PROBLEM STATEMENT>
From the first line of the listing below, retype each line up to and including the one with "0.75), (1.0, 0.75)]"; pictures stay out.

--- begin ---

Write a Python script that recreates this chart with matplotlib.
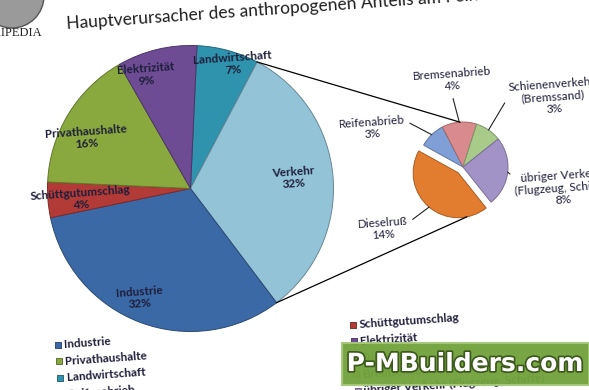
"""Pie-of-pie: main contributors to anthropogenic fine dust (Feinstaub)."""
import math

import matplotlib
matplotlib.use("Agg")
import matplotlib.pyplot as plt
import matplotlib.patheffects as pe
from matplotlib import colors as mcolors
from matplotlib.patches import Circle, Rectangle

W, H = 589, 390
ROT = 4.0  # the whole scan is tilted a little

TITLE = "Hauptverursacher des anthropogenen Anteils am Feinstaub in Deutschland"

MAIN_LABELS = ["Landwirtschaft", "Verkehr", "Industrie", "Schüttgutumschlag",
               "Privathaushalte", "Elektrizität"]
MAIN_VALUES = [7, 32, 32, 4, 16, 9]
MAIN_COLORS = ["#2f93ae", "#93c3d7", "#3b69a6", "#b33b37", "#89a93e", "#6d4c94"]

SUB_LABELS = ["Reifenabrieb", "Bremsenabrieb", "Schienenverkehr\n(Bremssand)",
              "übriger Verkehr\n(Flugzeug, Schiffe)", "Dieselruß"]
SUB_VALUES = [3, 4, 3, 8, 14]
SUB_COLORS = ["#7f9fd6", "#d98a8c", "#a9cb8a", "#a293c6", "#e27c2f"]

LEGEND_LEFT = ["Industrie", "Privathaushalte", "Landwirtschaft", "Reifenabrieb",
               "Schienenverkehr (Bremssand)"]
LEGEND_RIGHT = ["Schüttgutumschlag", "Elektrizität", "Dieselruß", "Bremsenabrieb",
                "übriger Verkehr (Flugzeug, Schiffe)"]

# label anchor positions in picture pixels (x right, y down)
MAIN_LABEL_POS = [(233, 64), (294, 178), (140, 298), (81, 199), (86, 138), (146, 75)]
SUB_LABEL_POS = [(372, 128), (452, 80), (553, 97), (562, 188), (383, 229)]
SUB_RELPOS = [(1.0, 0.75), (0.5, 0.0), (0.0, 0.5), (0.0, 0.75), (1.0, 0.75)]

TEXT_COLOR = "#1e1e3a"
FONT = ["Lato", "DejaVu Sans"]


def img(x, y):
    return x, H - y


def darker(c, f=0.7):
    r, g, b = mcolors.to_rgb(c)
    return (r * f, g * f, b * f)


def pct(v, total):
    return f"{round(100 * v / total)}%"


fig = plt.figure(figsize=(W / 100, H / 100), dpi=100)
ax = fig.add_axes([0, 0, 1, 1])

total = sum(MAIN_VALUES)
main_wedges, _ = ax.pie(MAIN_VALUES, colors=MAIN_COLORS, startangle=87.4,
                        counterclock=False, center=img(190.5, 188.5), radius=143,
                        wedgeprops=dict(linewidth=0.7))
for w, c in zip(main_wedges, MAIN_COLORS):
    w.set_edgecolor(darker(c))

sub_wedges, _ = ax.pie(SUB_VALUES, colors=SUB_COLORS, startangle=151,
                       counterclock=False, center=img(463, 167), radius=45,
                       explode=[0, 0, 0, 0, 7.5],
                       wedgeprops=dict(linewidth=0.7))
for w, c in zip(sub_wedges, SUB_COLORS):
    w.set_edgecolor(darker(c, 0.75))

for lab, v, (x, y) in zip(MAIN_LABELS, MAIN_VALUES, MAIN_LABEL_POS):
    ax.text(*img(x, y), f"{lab}\n{pct(v, total)}", ha="center", va="center",
            rotation=ROT, fontsize=8.5, fontweight="bold", color=TEXT_COLOR,
            family=FONT, linespacing=1.15)


def on_edge(w, deg):
    cx, cy = w.center
    return (cx + w.r * math.cos(math.radians(deg)),
            cy + w.r * math.sin(math.radians(deg)))


for w, lab, v, (x, y), rp in zip(sub_wedges, SUB_LABELS, SUB_VALUES,
                                  SUB_LABEL_POS, SUB_RELPOS):
    mid = 0.5 * (w.theta1 + w.theta2)
    ax.annotate(f"{lab}\n{pct(v, total)}", xy=on_edge(w, mid), xytext=img(x, y),
                ha="center", va="center", rotation=ROT, fontsize=8.5,
                color=TEXT_COLOR, family=FONT, linespacing=1.15,
                arrowprops=dict(arrowstyle="-", color="#222222", lw=0.8,
                                relpos=rp, shrinkA=1, shrinkB=0))

# series lines between the Verkehr slice and the second pie
verkehr = main_wedges[MAIN_LABELS.index("Verkehr")]
ax.plot(*zip(on_edge(verkehr, verkehr.theta2), on_edge(sub_wedges[1], 94)),
        color="black", lw=0.9)
ax.plot(*zip(on_edge(verkehr, verkehr.theta1), on_edge(sub_wedges[4], -79)),
        color="black", lw=0.9)

# title, tilted like the scan
ax.text(*img(67, 29), TITLE, ha="left", va="baseline", rotation=ROT,
        rotation_mode="anchor", fontsize=12.5, color="#1f1f1f", family=FONT)

# legend, two tilted columns
colour_of = dict(zip(MAIN_LABELS + SUB_LABELS, MAIN_COLORS + SUB_COLORS))
colour_of.update({l.replace("\n", " "): c for l, c in zip(SUB_LABELS, SUB_COLORS)})
step = (16.5 * math.sin(math.radians(ROT)), 16.5 * math.cos(math.radians(ROT)))
for (x0, y0), names in (((58, 345), LEGEND_LEFT), ((353, 325), LEGEND_RIGHT)):
    for i, name in enumerate(names):
        x, y = x0 + i * step[0], y0 + i * step[1]
        ax.scatter(*img(x, y), marker="s", s=22, color=colour_of[name],
                   edgecolor=darker(colour_of[name], 0.6), linewidth=0.6,
                   zorder=3, clip_on=False)
        ax.text(*img(x + 6, y), name, ha="left", va="center", rotation=ROT,
                rotation_mode="anchor", fontsize=8.5, fontweight="bold",
                color=TEXT_COLOR, family=FONT)

# wikipedia logo remnant in the corner
ax.add_patch(Circle(img(12, -4), 32, facecolor="#9a9a9a", edgecolor="#555555",
                    lw=1.0, zorder=4))
ax.text(*img(43, 33), "WIKIPEDIA", ha="right", va="center", fontsize=9,
        family=["Liberation Serif", "DejaVu Serif"], color="#222222", zorder=4)

# site watermark
x0, y0 = img(342, 385)
ax.add_patch(Rectangle((x0, y0), W - x0, 42, facecolor="#74a33d",
                       edgecolor="#a6c77a", lw=1.5, zorder=5, alpha=0.96))
ax.text(*img(465, 364), "P-MBuilders.com", ha="center", va="center",
        fontsize=18, fontweight="bold", color="white", family="DejaVu Sans",
        zorder=6, path_effects=[pe.withStroke(linewidth=2.5, foreground="#3d5a1c")])

ax.set_xlim(0, W)
ax.set_ylim(0, H)
ax.set_aspect("equal")
ax.axis("off")

fig.savefig("out.png", dpi=100)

--- end ---

SOLUTION>
Write a Python script that recreates this chart with matplotlib.
"""Pie-of-pie: main contributors to anthropogenic fine dust (Feinstaub)."""
import math

import matplotlib
matplotlib.use("Agg")
import matplotlib.pyplot as plt
import matplotlib.patheffects as pe
from matplotlib import colors as mcolors
from matplotlib.patches import Circle, Rectangle

W, H = 589, 390
ROT = 4.0  # the whole scan is tilted a little

TITLE = "Hauptverursacher des anthropogenen Anteils am Feinstaub in Deutschland"

MAIN_LABELS = ["Landwirtschaft", "Verkehr", "Industrie", "Schüttgutumschlag",
               "Privathaushalte", "Elektrizität"]
MAIN_VALUES = [7, 32, 32, 4, 16, 9]
MAIN_COLORS = ["#2f93ae", "#93c3d7", "#3b69a6", "#b33b37", "#89a93e", "#6d4c94"]

SUB_LABELS = ["Reifenabrieb", "Bremsenabrieb", "Schienenverkehr\n(Bremssand)",
              "übriger Verkehr\n(Flugzeug, Schiffe)", "Dieselruß"]
SUB_VALUES = [3, 4, 3, 8, 14]
SUB_COLORS = ["#7f9fd6", "#d98a8c", "#a9cb8a", "#a293c6", "#e27c2f"]

LEGEND_LEFT = ["Industrie", "Privathaushalte", "Landwirtschaft", "Reifenabrieb",
               "Schienenverkehr (Bremssand)"]
LEGEND_RIGHT = ["Schüttgutumschlag", "Elektrizität", "Dieselruß", "Bremsenabrieb",
                "übriger Verkehr (Flugzeug, Schiffe)"]

# label anchor positions in picture pixels (x right, y down)
MAIN_LABEL_POS = [(233, 64), (294, 178), (140, 298), (81, 199), (86, 138), (146, 75)]
SUB_LABEL_POS = [(372, 128), (452, 80), (553, 97), (562, 188), (383, 229)]
SUB_RELPOS = [(1.0, 0.75), (0.5, 0.0), (0.0, 0.5), (0.0, 0.75), (1.0, 0.75)]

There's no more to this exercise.